### SHORT PROBLEM:
Make an exact copy of all the material below, apart from the pictures.

### DATA BLOCK:
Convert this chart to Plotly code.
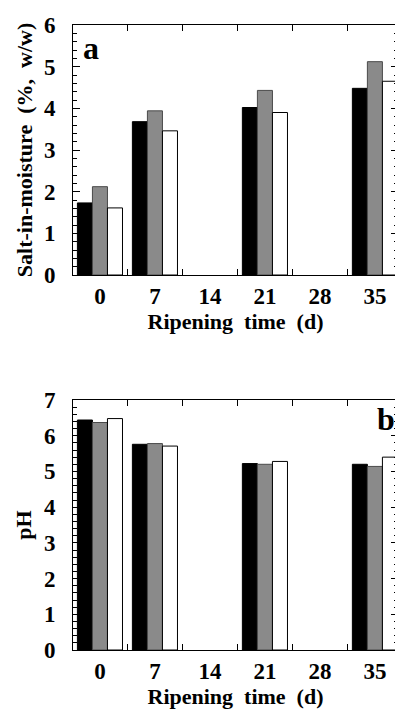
import plotly.graph_objects as go

days = ["0", "7", "14", "21", "28", "35"]
salt_black = [1.73, 3.68, None, 4.02, None, 4.48]
salt_gray = [2.12, 3.94, None, 4.43, None, 5.12]
salt_white = [1.61, 3.46, None, 3.90, None, 4.65]
ph_black = [6.44, 5.76, None, 5.22, None, 5.20]
ph_gray = [6.37, 5.78, None, 5.20, None, 5.14]
ph_white = [6.48, 5.71, None, 5.28, None, 5.40]
salt_ticks = [0, 1, 2, 3, 4, 5, 6]
ph_ticks = [0, 1, 2, 3, 4, 5, 6, 7]

OFF = 8  # default page body margin
W, H = 403 - OFF, 710 - OFF
L, R, T, B = 73 - OFF, 5, 25 - OFF, 60
PW, PH = W - L - R, H - T - B
FONT = "Liberation Serif"

fig = go.Figure()
styles = [
    ("#000000", "#000000", 1),
    ("#8a8a8a", "#4a4a4a", 1),
    ("#ffffff", "#000000", 1),
]
for (xa, ya), series in [
    (("x", "y"), [salt_black, salt_gray, salt_white]),
    (("x2", "y2"), [ph_black, ph_gray, ph_white]),
]:
    for i, vals in enumerate(series):
        fc, lc, lw = styles[i]
        fig.add_trace(go.Bar(
            x=days, y=vals, xaxis=xa, yaxis=ya, offsetgroup=str(i),
            marker=dict(color=fc, line=dict(color=lc, width=lw)),
            showlegend=False,
        ))

def dom_y(top_px, bot_px):
    top_px -= OFF
    bot_px -= OFF
    return [1 - (bot_px - T) / PH, 1 - (top_px - T) / PH]

def px_x(v):
    return (v - OFF - L) / PW

def px_y(v):
    return 1 - (v - OFF - T) / PH

tickfont = dict(family=FONT, size=23, color="black", weight="bold")
titlefont = dict(family=FONT, size=22, color="black", weight="bold")

xcommon = dict(
    type="category", range=[-0.49, 5.42], tickson="boundaries",
    ticks="inside", ticklen=6, tickcolor="black", mirror="ticks",
    showline=True, linecolor="black", linewidth=1, showgrid=False,
    tickfont=tickfont, domain=[0, 1], automargin=False,
)
ycommon = dict(
    ticks="inside", ticklen=7, tickcolor="black", mirror="ticks",
    showline=True, linecolor="black", linewidth=1, showgrid=False,
    zeroline=False, tickfont=tickfont, ticklabelstandoff=12, automargin=False,
    minor=dict(dtick=0.2, ticks="inside", ticklen=4, tickcolor="black"),
)

fig.update_layout(
    width=W, height=H, margin=dict(l=L, r=R, t=T, b=B, autoexpand=False),
    paper_bgcolor="white", plot_bgcolor="white",
    barmode="group", bargap=0.18, bargroupgap=0,
    xaxis=dict(**xcommon, anchor="y",
               title=dict(text="Ripening  time  (d)", font=titlefont, standoff=5)),
    xaxis2=dict(**xcommon, anchor="y2",
                title=dict(text="Ripening  time  (d)", font=titlefont, standoff=5)),
    yaxis=dict(**ycommon, anchor="x", range=[0, 6], tickvals=salt_ticks,
               domain=dom_y(25, 275),
               title=dict(text="Salt-in-moisture  (%,  w/w)", font=titlefont, standoff=5)),
    yaxis2=dict(**ycommon, anchor="x2", range=[0, 7], tickvals=ph_ticks,
                domain=dom_y(400, 650),
                title=dict(text="pH", font=titlefont, standoff=6)),
    annotations=[
        dict(text="a", xref="paper", yref="paper", x=px_x(81), y=px_y(48),
             xanchor="left", yanchor="middle", showarrow=False,
             font=dict(family=FONT, size=32, color="black", weight="bold")),
        dict(text="b", xref="paper", yref="paper", x=px_x(397), y=px_y(419),
             xanchor="right", yanchor="middle", showarrow=False,
             font=dict(family=FONT, size=32, color="black", weight="bold")),
    ],
)

fig.write_html("out.html")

### SOLUTION TO THIS EXERCISE:
Convert this chart to Plotly code.
import plotly.graph_objects as go

days = ["0", "7", "14", "21", "28", "35"]
salt_black = [1.73, 3.68, None, 4.02, None, 4.48]
salt_gray = [2.12, 3.94, None, 4.43, None, 5.12]
salt_white = [1.61, 3.46, None, 3.90, None, 4.65]
ph_black = [6.44, 5.76, None, 5.22, None, 5.20]
ph_gray = [6.37, 5.78, None, 5.20, None, 5.14]
ph_white = [6.48, 5.71, None, 5.28, None, 5.40]
salt_ticks = [0, 1, 2, 3, 4, 5, 6]
ph_ticks = [0, 1, 2, 3, 4, 5, 6, 7]

OFF = 8  # default page body margin
W, H = 403 - OFF, 710 - OFF
L, R, T, B = 73 - OFF, 5, 25 - OFF, 60
PW, PH = W - L - R, H - T - B
FONT = "Liberation Serif"

fig = go.Figure()
styles = [
    ("#000000", "#000000", 1),
    ("#8a8a8a", "#4a4a4a", 1),
    ("#ffffff", "#000000", 1),
]
for (xa, ya), series in [
    (("x", "y"), [salt_black, salt_gray, salt_white]),
    (("x2", "y2"), [ph_black, ph_gray, ph_white]),
]:
    for i, vals in enumerate(series):
        fc, lc, lw = styles[i]
        fig.add_trace(go.Bar(
            x=days, y=vals, xaxis=xa, yaxis=ya, offsetgroup=str(i),
            marker=dict(color=fc, line=dict(color=lc, width=lw)),
            showlegend=False,
        ))

def dom_y(top_px, bot_px):
    top_px -= OFF
    bot_px -= OFF
    return [1 - (bot_px - T) / PH, 1 - (top_px - T) / PH]

def px_x(v):
    return (v - OFF - L) / PW

def px_y(v):
    return 1 - (v - OFF - T) / PH

tickfont = dict(family=FONT, size=23, color="black", weight="bold")
titlefont = dict(family=FONT, size=22, color="black", weight="bold")

xcommon = dict(
    type="category", range=[-0.49, 5.42], tickson="boundaries",
    ticks="inside", ticklen=6, tickcolor="black", mirror="ticks",
    showline=True, linecolor="black", linewidth=1, showgrid=False,
    tickfont=tickfont, domain=[0, 1], automargin=False,
)
ycommon = dict(
    ticks="inside", ticklen=7, tickcolor="black", mirror="ticks",
    showline=True, linecolor="black", linewidth=1, showgrid=False,
    zeroline=False, tickfont=tickfont, ticklabelstandoff=12, automargin=False,
    minor=dict(dtick=0.2, ticks="inside", ticklen=4, tickcolor="black"),
)

fig.update_layout(
    width=W, height=H, margin=dict(l=L, r=R, t=T, b=B, autoexpand=False),
    paper_bgcolor="white", plot_bgcolor="white",
    barmode="group", bargap=0.18, bargroupgap=0,
    xaxis=dict(**xcommon, anchor="y",
               title=dict(text="Ripening  time  (d)", font=titlefont, standoff=5)),
    xaxis2=dict(**xcommon, anchor="y2",
                title=dict(text="Ripening  time  (d)", font=titlefont, standoff=5)),
    yaxis=dict(**ycommon, anchor="x", range=[0, 6], tickvals=salt_ticks,
               domain=dom_y(25, 275),
               title=dict(text="Salt-in-moisture  (%,  w/w)", font=titlefont, standoff=5)),
    yaxis2=dict(**ycommon, anchor="x2", range=[0, 7], tickvals=ph_ticks,
                domain=dom_y(400, 650),
                title=dict(text="pH", font=titlefont, standoff=6)),
    annotations=[
        dict(text="a", xref="paper", yref="paper", x=px_x(81), y=px_y(48),
             xanchor="left", yanchor="middle", showarrow=False,
             font=dict(family=FONT, size=32, color="black", weight="bold")),
        dict(text="b", xref="paper", yref="paper", x=px_x(397), y=px_y(419),
             xanchor="right", yanchor="middle", showarrow=False,
             font=dict(family=FONT, size=32, color="black", weight="bold")),
    ],
)

fig.write_html("out.html")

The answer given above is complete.